Having problems figuring out why your Internet connection is unstable? A few utilities built into Windows 7 may help. Ping and tracert (traceroute) can help you find out if your Internet issues are with your home network or with your ISP--or somewhere in between.

Performing a continuous ping on a known good website (we like to use google.com) will allow you to constantly monitor a connection and see if packets are being lost or the connection is dropping. Open a Command Prompt (Start, All Programs, Accessories, Command Prompt) and type ping google.com –t and press Enter. Your system will then start continually pinging the Google website. If the connection is stable and reliable, you shouldn't see any errors, just replies from the IP address with ping times and other data.
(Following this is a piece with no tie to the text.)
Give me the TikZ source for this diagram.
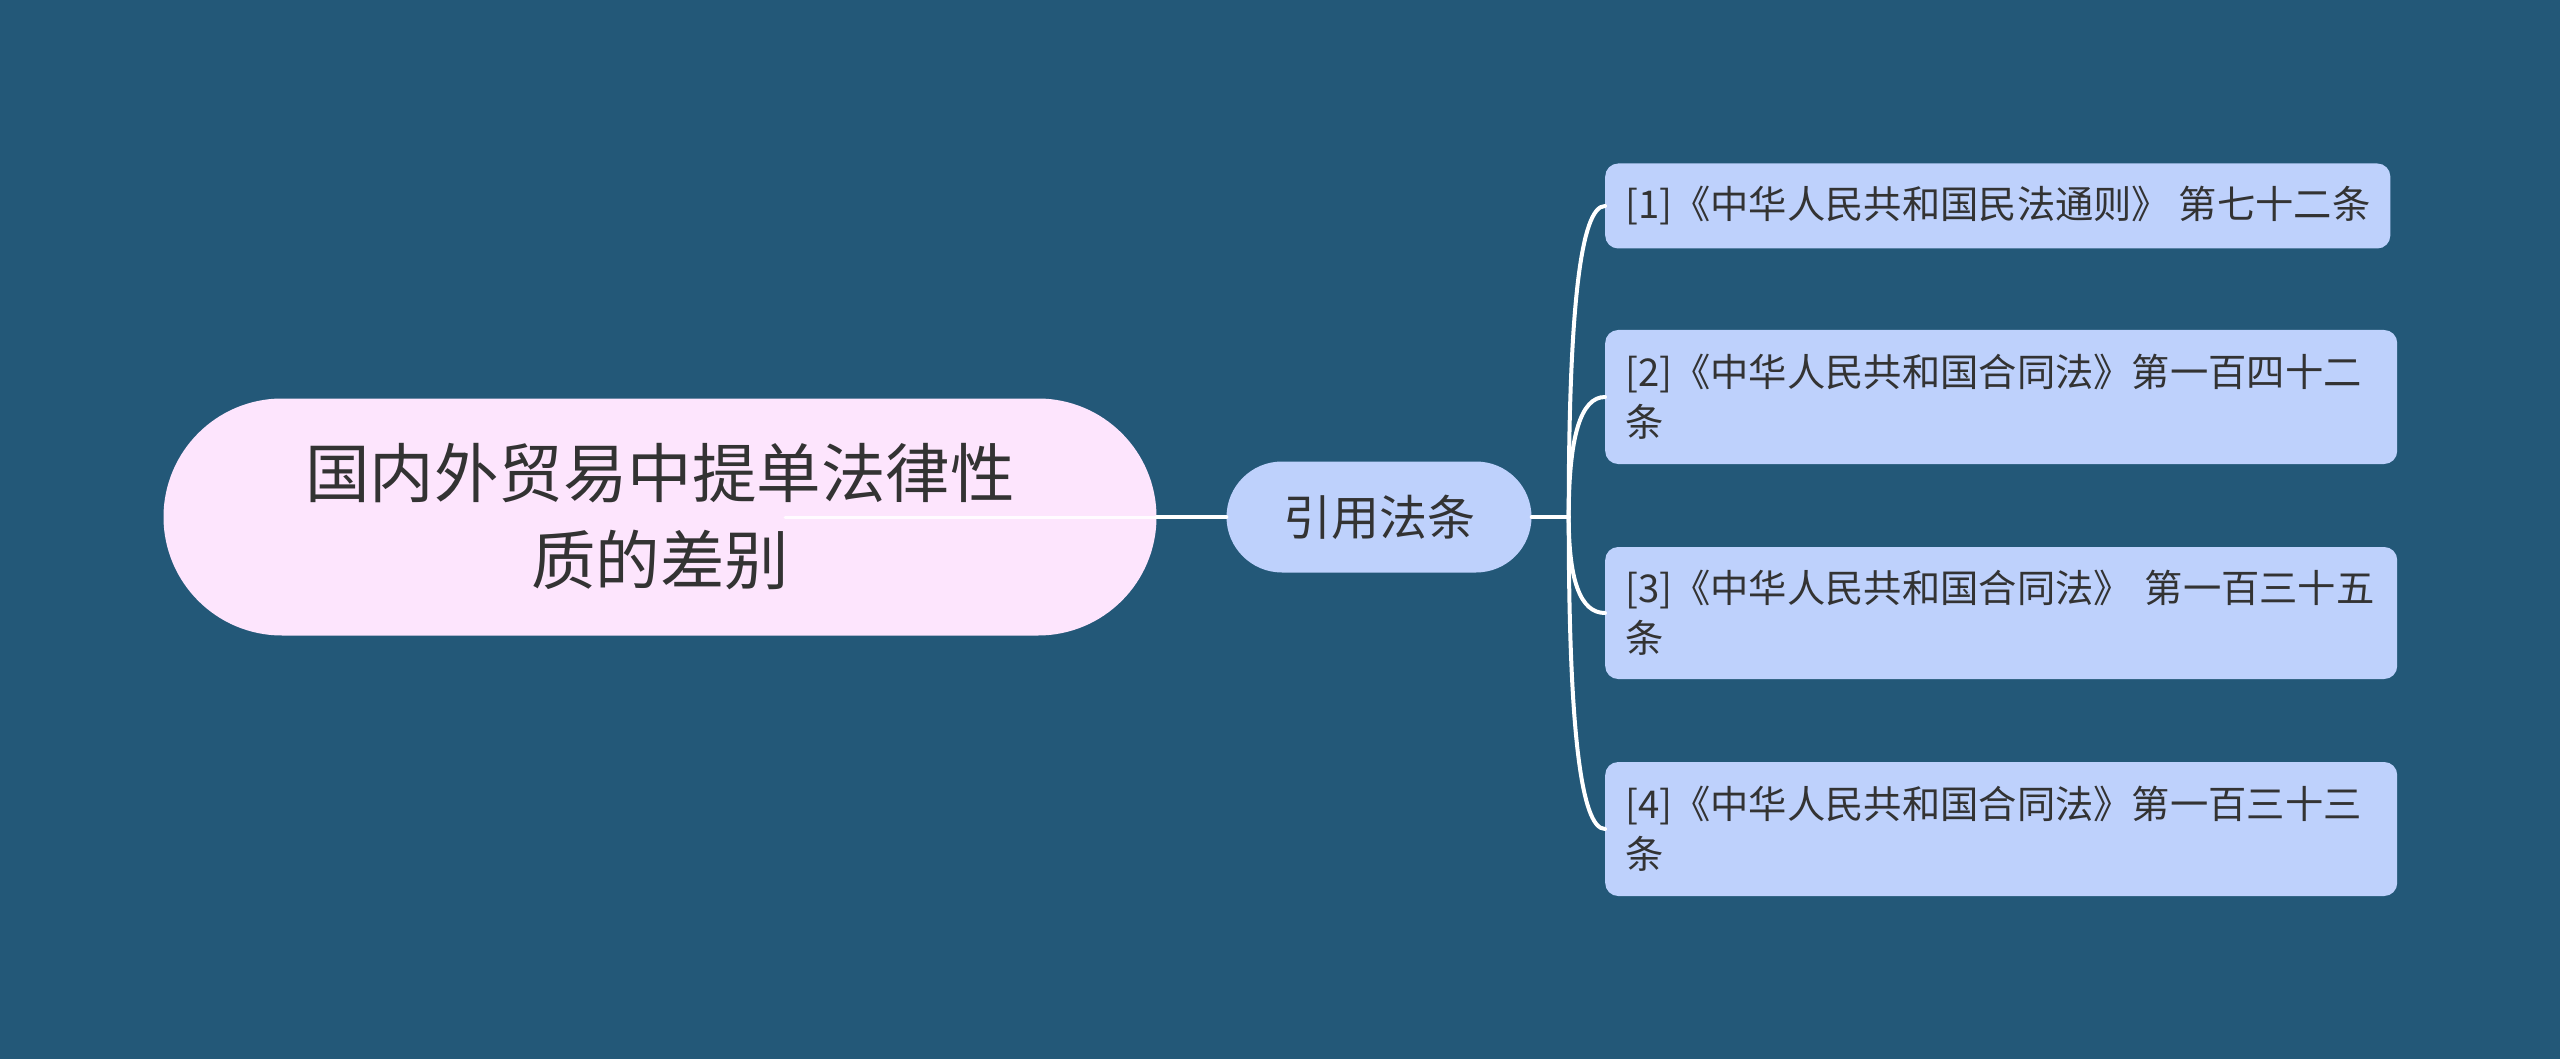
\documentclass[tikz,border=0pt]{standalone}
\usepackage{fontspec}
\setmainfont{Noto Sans CJK SC}
\usepackage{tikz}
\usetikzlibrary{positioning, shapes.misc, calc}

\definecolor{bgblue}{HTML}{235878}
\definecolor{rootpink}{HTML}{FDE5FD}
\definecolor{leafblue}{HTML}{BED1FC}
\definecolor{inkgray}{HTML}{333333}

\begin{document}
\begin{tikzpicture}[
    x=1pt, y=-1pt,
    rootbox/.style={rounded rectangle, fill=rootpink, text=inkgray, align=center,
                    minimum width=993pt, minimum height=237pt, inner sep=0pt,
                    font=\fontsize{64.5}{87}\selectfont},
    midbox/.style={rounded rectangle, fill=leafblue, text=inkgray,
                   minimum width=305pt, minimum height=111pt, inner sep=0pt,
                   font=\fontsize{48}{60}\selectfont},
    leafbox/.style={rectangle, rounded corners=13pt, fill=leafblue, text=inkgray,
                    anchor=west, align=left, inner xsep=20pt, inner ysep=0pt,
                    font=\fontsize{38.3}{50}\selectfont},
    link/.style={draw=white, line width=4pt, line cap=round}]

    % Background
    \fill[bgblue] (0,0) rectangle (2560,1059);
    \useasboundingbox (0,0) rectangle (2560,1059);

    % Central topic
    \node[rootbox] (root) at (660,517) {国内外贸易中提单法律性\\质的差别};

    % Main branch
    \node[midbox] (mid) at (1379,517) {引用法条};

    % Leaves
    \node[leafbox, minimum height=85pt] (leaf1) at (1605,206)
        {[1]《中华人民共和国民法通则》 第七十二条};
    \node[leafbox, minimum height=134pt, text width=752pt] (leaf2) at (1605,397)
        {[2]《中华人民共和国合同法》第一百四十二\\条};
    \node[leafbox, minimum height=132pt, text width=752pt] (leaf3) at (1605,613)
        {[3]《中华人民共和国合同法》 第一百三十五\\条};
    \node[leafbox, minimum height=134pt, text width=752pt] (leaf4) at (1605,829)
        {[4]《中华人民共和国合同法》第一百三十三\\条};

    % Connectors
    \draw[link, line width=3pt, white!85!rootpink] ([xshift=125pt]root.center) -- (root.east);
    \draw[link] (root.east) -- (mid.west);
    \coordinate (fork) at ([xshift=37pt]mid.east);
    \draw[link] (mid.east) -- (fork);
    \foreach \leaf in {leaf1, leaf2, leaf3, leaf4}
        \draw[link] (fork) .. controls ($(fork)!0.67!(fork |- \leaf.west)$)
            and ($(\leaf.west)!0.67!(fork |- \leaf.west)$) .. (\leaf.west);

\end{tikzpicture}
\end{document}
If, however, the connection between your PC and Google is broken for whatever reason, ping will report that there was no response from the server.

Tracert is another useful tool that will list the route and measure transit delays of packets across a network. To use Tracert, open a Command Prompt window and type tracert google.com. This will essentially map out the path from your PC to a Google server, listing the IP addresses of the servers and switches in between. Usually your packet's first few hops will start in your home network, then go through your ISP's network, then eventually find their way to google.com, so if the packet doesn't make it out of your network, something is wrong inside your network; and if it stops only one or two hops after it leaves your network, your ISP probably has a network outage or equipment failure on its end.